Joe Tagliaferro III, Partner in the Los Angeles office of CKR Law, a global law firm and a seasoned securities attorney who has extensive experience in EB-5 offerings, stated:
"Having been involved in multiple EB-5 private placement offerings over the past several years, we frequently advise clients on the intricacies of the securities laws and the risks associated with using unregistered brokers or finders. Unfortunately, there are many participants and advisors in the EB-5 industry who don't fully understand the applicability of these laws or appreciate the risks of non-compliance. This results in significant risks for the issuers of securities in EB-5 offerings, EB-5 investors and the EB-5 industry as a whole."
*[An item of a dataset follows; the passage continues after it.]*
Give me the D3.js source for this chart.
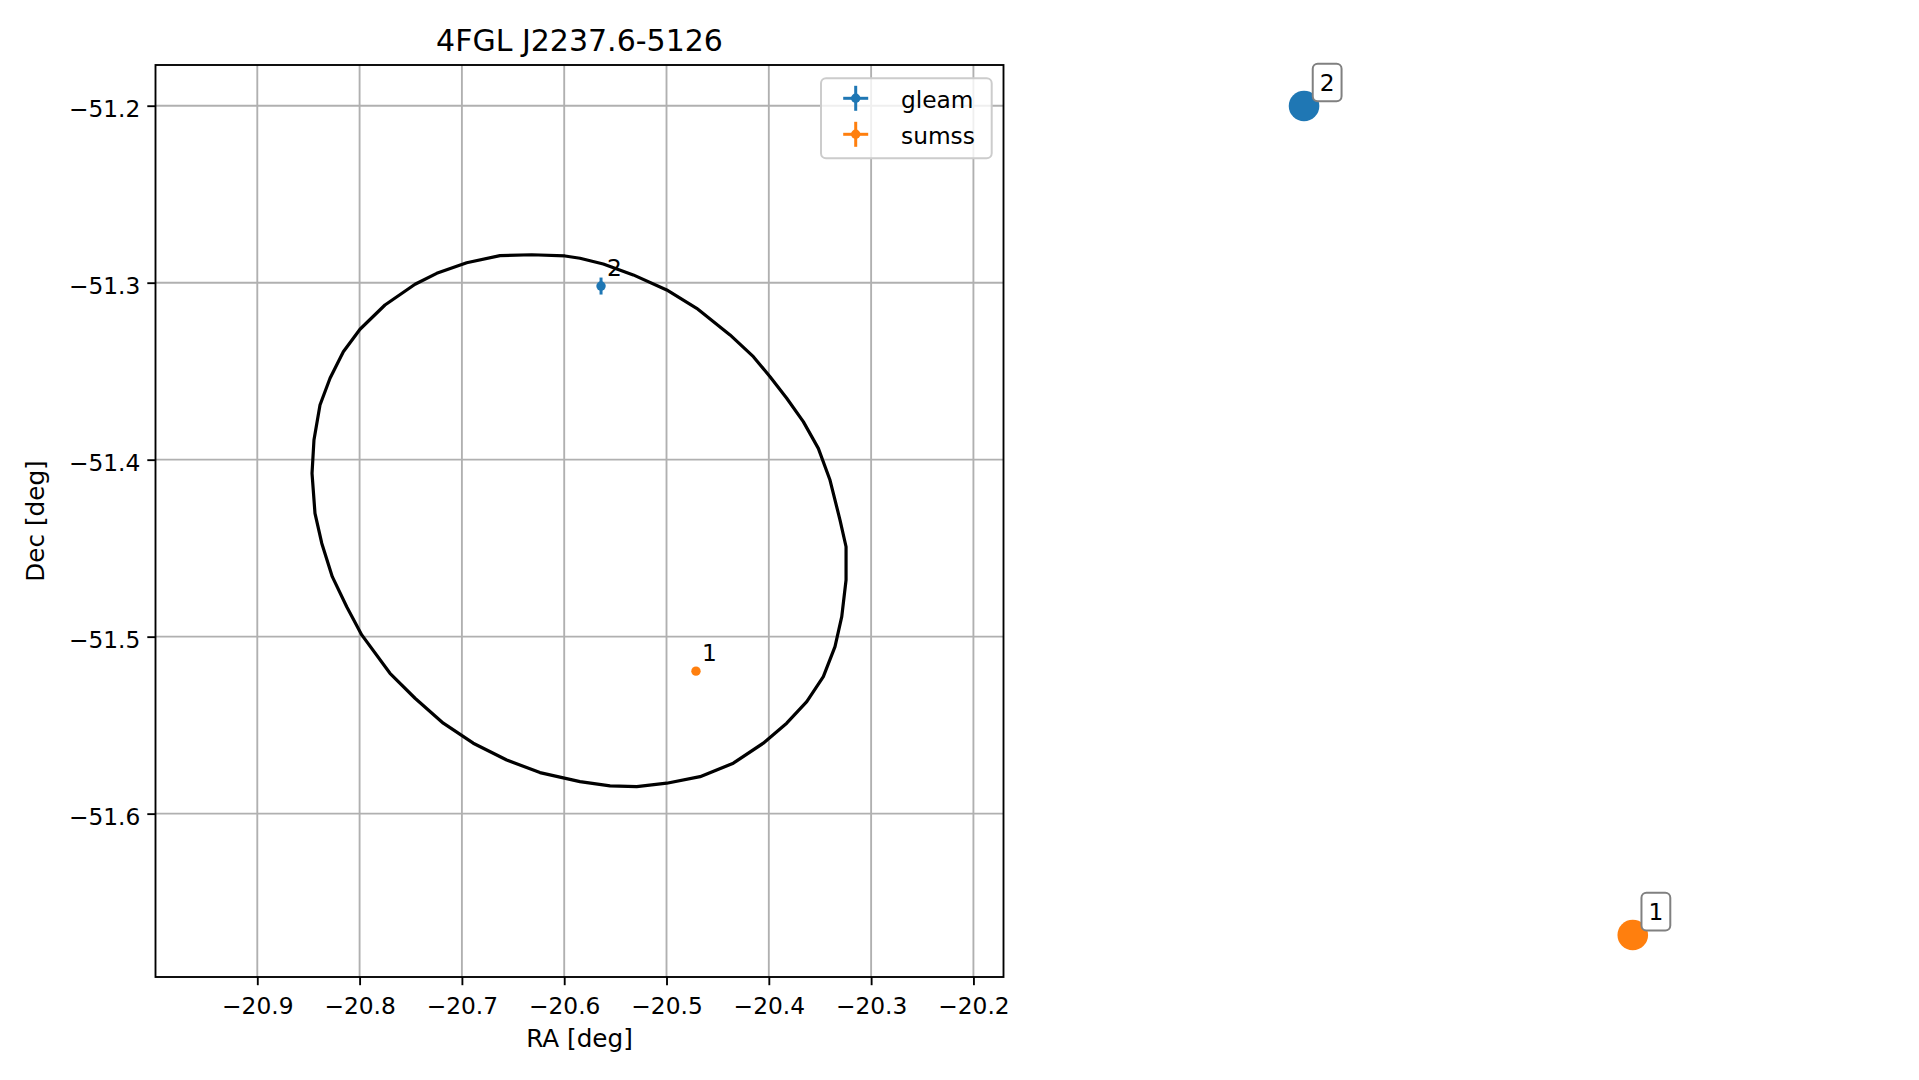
<!DOCTYPE html>
<html>
<head>
<meta charset="utf-8">
<script src="https://cdn.jsdelivr.net/npm/d3@7"></script>
<style>
  html, body { margin: 0; padding: 0; background: #fff; }
  svg { display: block; }
  text { font-family: "DejaVu Sans", sans-serif; fill: #000; }
</style>
</head>
<body>
<svg id="chart" width="1919" height="1080"></svg>
<script>
// ---------- data ----------
const chartTitle = "4FGL J2237.6-5126";
const raTicks = [-20.9, -20.8, -20.7, -20.6, -20.5, -20.4, -20.3, -20.2];
const decTicks = [-51.2, -51.3, -51.4, -51.5, -51.6];
const raLimits = [-20.9995, -20.1706];
const decLimits = [-51.6923, -51.1770];

const sourceNames = ["gleam", "sumss"];
const sourceLabels = ["2", "1"];
const sourceRA = [-20.564, -20.4712];
const sourceDec = [-51.3019, -51.5195];
const sourceRAErr = [0.003, 0.001];
const sourceDecErr = [0.0048, 0.001];
const sourceColors = ["#1f77b4", "#ff7f0e"];

// 95% error ellipse vertices
const ellipseRA = [-20.6628, -20.6318, -20.5992, -20.5846, -20.5618, -20.5325, -20.4998, -20.4705,
  -20.4379, -20.4151, -20.3988, -20.3825, -20.3663, -20.3516, -20.3402, -20.3304, -20.3245,
  -20.3245, -20.3287, -20.3353, -20.3467, -20.3629, -20.3825, -20.4054, -20.4347, -20.4672,
  -20.4998, -20.5291, -20.5552, -20.5846, -20.6237, -20.6562, -20.6889, -20.7182, -20.7458,
  -20.7703, -20.7979, -20.8126, -20.8267, -20.8370, -20.8436, -20.8465, -20.8446, -20.8387,
  -20.8289, -20.8159, -20.7996, -20.7752, -20.7458, -20.7246, -20.6953];
const ellipseDec = [-51.2847, -51.2842, -51.2849, -51.2862, -51.2894, -51.2956, -51.3041, -51.3145,
  -51.3295, -51.3418, -51.3531, -51.3653, -51.3785, -51.3936, -51.4115, -51.4341, -51.4492,
  -51.4680, -51.4887, -51.5056, -51.5226, -51.5367, -51.5489, -51.5602, -51.5715, -51.5791,
  -51.5828, -51.5847, -51.5843, -51.5819, -51.5768, -51.5697, -51.5602, -51.5489, -51.5348,
  -51.5207, -51.4990, -51.4831, -51.4661, -51.4472, -51.4303, -51.4077, -51.3889, -51.3691,
  -51.3540, -51.3390, -51.3263, -51.3126, -51.3009, -51.2947, -51.2887];

// ---------- layout ----------
const svg = d3.select("#chart");
svg.append("rect").attr("width", 1919).attr("height", 1080).attr("fill", "#fff");

const L = { left: 155.5, right: 1003.5, top: 65, bottom: 977 };
const R = { left: 1287.6, right: 1649.2, top: 64.5, bottom: 976.5 };
const FS = 23.3;
const FS_LABEL = 24.7;
const FS_TITLE = 30;

const x = d3.scaleLinear().domain(raLimits).range([L.left, L.right]);
const y = d3.scaleLinear().domain(decLimits).range([L.bottom, L.top]);
const fmt = d3.format(".1f");

const g = svg.append("g");

// grid
g.append("g").selectAll("line").data(raTicks).join("line")
  .attr("x1", d => x(d)).attr("x2", d => x(d))
  .attr("y1", L.top).attr("y2", L.bottom)
  .attr("stroke", "#b0b0b0").attr("stroke-width", 1.87);
g.append("g").selectAll("line").data(decTicks).join("line")
  .attr("y1", d => y(d)).attr("y2", d => y(d))
  .attr("x1", L.left).attr("x2", L.right)
  .attr("stroke", "#b0b0b0").attr("stroke-width", 1.87);

// clip for plot area
svg.append("clipPath").attr("id", "clipL").append("rect")
  .attr("x", L.left).attr("y", L.top)
  .attr("width", L.right - L.left).attr("height", L.bottom - L.top);
const plot = g.append("g").attr("clip-path", "url(#clipL)");

// ellipse
const ellipsePts = ellipseRA.map((r, i) => [r, ellipseDec[i]]);
plot.append("path")
  .attr("d", d3.line().x(d => x(d[0])).y(d => y(d[1])).curve(d3.curveLinearClosed)(ellipsePts))
  .attr("fill", "none").attr("stroke", "#000").attr("stroke-width", 3.2)
  .attr("stroke-linejoin", "round");

// sources with error bars
sourceRA.forEach((ra, i) => {
  const c = sourceColors[i];
  const px = x(ra), py = y(sourceDec[i]);
  plot.append("line")
    .attr("x1", x(ra - sourceRAErr[i])).attr("x2", x(ra + sourceRAErr[i]))
    .attr("y1", py).attr("y2", py).attr("stroke", c).attr("stroke-width", 3);
  plot.append("line")
    .attr("x1", px).attr("x2", px)
    .attr("y1", y(sourceDec[i] - sourceDecErr[i])).attr("y2", y(sourceDec[i] + sourceDecErr[i]))
    .attr("stroke", c).attr("stroke-width", 3);
  plot.append("circle").attr("cx", px).attr("cy", py).attr("r", 4.7).attr("fill", c);
  g.append("text").attr("x", px + 6).attr("y", py - 10)
    .attr("font-size", FS).text(sourceLabels[i]);
});

// axes
const xAxis = d3.axisBottom(x).tickValues(raTicks).tickFormat(fmt).tickSize(8.2).tickPadding(7);
const yAxis = d3.axisLeft(y).tickValues(decTicks).tickFormat(fmt).tickSize(8.2).tickPadding(7);
const gx = g.append("g").attr("transform", `translate(0,${L.bottom})`).call(xAxis);
const gy = g.append("g").attr("transform", `translate(${L.left},0)`).call(yAxis);
[gx, gy].forEach(a => {
  a.select(".domain").remove();
  a.selectAll(".tick line").attr("stroke", "#000").attr("stroke-width", 1.87);
  a.selectAll(".tick text").attr("font-size", FS).attr("font-family", "DejaVu Sans").attr("fill", "#000");
});
gx.selectAll(".tick text").attr("dy", null).attr("y", 37);
gy.selectAll(".tick text").attr("dy", null).attr("y", 10.5);

// frame
g.append("rect").attr("x", L.left).attr("y", L.top)
  .attr("width", L.right - L.left).attr("height", L.bottom - L.top)
  .attr("fill", "none").attr("stroke", "#000").attr("stroke-width", 1.87);

// labels
svg.append("text").attr("x", (L.left + L.right) / 2).attr("y", 50.5)
  .attr("text-anchor", "middle").attr("font-size", FS_TITLE).text(chartTitle);
svg.append("text").attr("x", (L.left + L.right) / 2).attr("y", 1047)
  .attr("text-anchor", "middle").attr("font-size", FS_LABEL).text("RA [deg]");
svg.append("text").attr("transform", `translate(44,${(L.top + L.bottom) / 2}) rotate(-90)`)
  .attr("text-anchor", "middle").attr("font-size", FS_LABEL).text("Dec [deg]");

// legend
const leg = svg.append("g");
leg.append("rect").attr("x", 821).attr("y", 78.3).attr("width", 170.7).attr("height", 80)
  .attr("rx", 5).attr("ry", 5)
  .attr("fill", "#fff").attr("fill-opacity", 0.8)
  .attr("stroke", "#cccccc").attr("stroke-width", 2);
sourceNames.forEach((name, i) => {
  const cy = 98.3 + i * 36, cx = 855.7, c = sourceColors[i];
  leg.append("line").attr("x1", cx - 12.5).attr("x2", cx + 12.5).attr("y1", cy).attr("y2", cy)
    .attr("stroke", c).attr("stroke-width", 3);
  leg.append("line").attr("x1", cx).attr("x2", cx).attr("y1", cy - 12.5).attr("y2", cy + 12.5)
    .attr("stroke", c).attr("stroke-width", 3);
  leg.append("circle").attr("cx", cx).attr("cy", cy).attr("r", 4.7).attr("fill", c);
  leg.append("text").attr("x", 901).attr("y", cy + 9.5).attr("font-size", FS).text(name);
});

// ---------- right panel (axis off, autoscaled with 5% margins) ----------
const padExt = (arr) => {
  const [a, b] = d3.extent(arr);
  const p = (b - a) * 0.05;
  return [a - p, b + p];
};
const x2 = d3.scaleLinear().domain(padExt(sourceRA)).range([R.left, R.right]);
const y2 = d3.scaleLinear().domain(padExt(sourceDec)).range([R.bottom, R.top]);
const rp = svg.append("g");
sourceRA.forEach((ra, i) => {
  rp.append("circle").attr("cx", x2(ra)).attr("cy", y2(sourceDec[i])).attr("r", 15.3)
    .attr("fill", sourceColors[i]);
});
sourceRA.forEach((ra, i) => {
  const px = x2(ra), py = y2(sourceDec[i]);
  const t = rp.append("text").attr("x", px + 15.7).attr("y", py - 14.9)
    .attr("font-size", FS).text(sourceLabels[i]);
  const bb = t.node().getBBox();
  const padX = 7, padY = 5.3;
  rp.insert("rect", () => t.node())
    .attr("x", bb.x - padX).attr("y", bb.y - padY)
    .attr("width", bb.width + 2 * padX).attr("height", bb.height + 2 * padY)
    .attr("rx", 5).attr("ry", 5)
    .attr("fill", "#fff").attr("stroke", "#808080").attr("stroke-width", 2);
});
</script>
</body>
</html>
Stacey Lavender-Mayes, Chief Compliance Officer of NMS Capital Advisors, LLC further commented:
"As one of the first investment banks in EB-5, coupled with an active cross-border advisory practice, we are constantly working to ensure that our representatives are in compliance with all securities laws, which includes making sure that the private placements we are marketing also meet FINRA and SEC parameters."
The Respondent was ordered to pay a penalty in an amount equal to ALL income that was earned, plus prejudgment interest and a civil monetary penalty totaling over $500,000, for an EB-5 private placement securities offering that involved 30 investors and $15,000,000. Assuming that the majority of the income earned was probably paid to third parties with no chance at any claw-back, the Respondent more than likely received a small portion of the income but is now responsible for penalties that amount to far more. In addition, what is not in the SEC's release is if the investors have taken any action against the issuer, as they are entitled to rescind their investment and demand their investment back, which one would assume includes the administrative fee paid. This legal action would probably be determined by whether or not the investor's immigration application is approved, and then if their investment is returned to them in full. If there is any problem with the immigration application or if the business is unable to repay the investors, the Respondent could have just opened the door for 30 investors to sue them for securities fraud.
What's also unclear is what, if any recourse the Respondent may have against the securities law firm that advised him on his EB-5 securities offering structure and whether or not he was advised by his legal counsel to either use a broker-dealer or become licensed or registered with a broker-dealer as doing so would have clearly prevented this SEC sanction.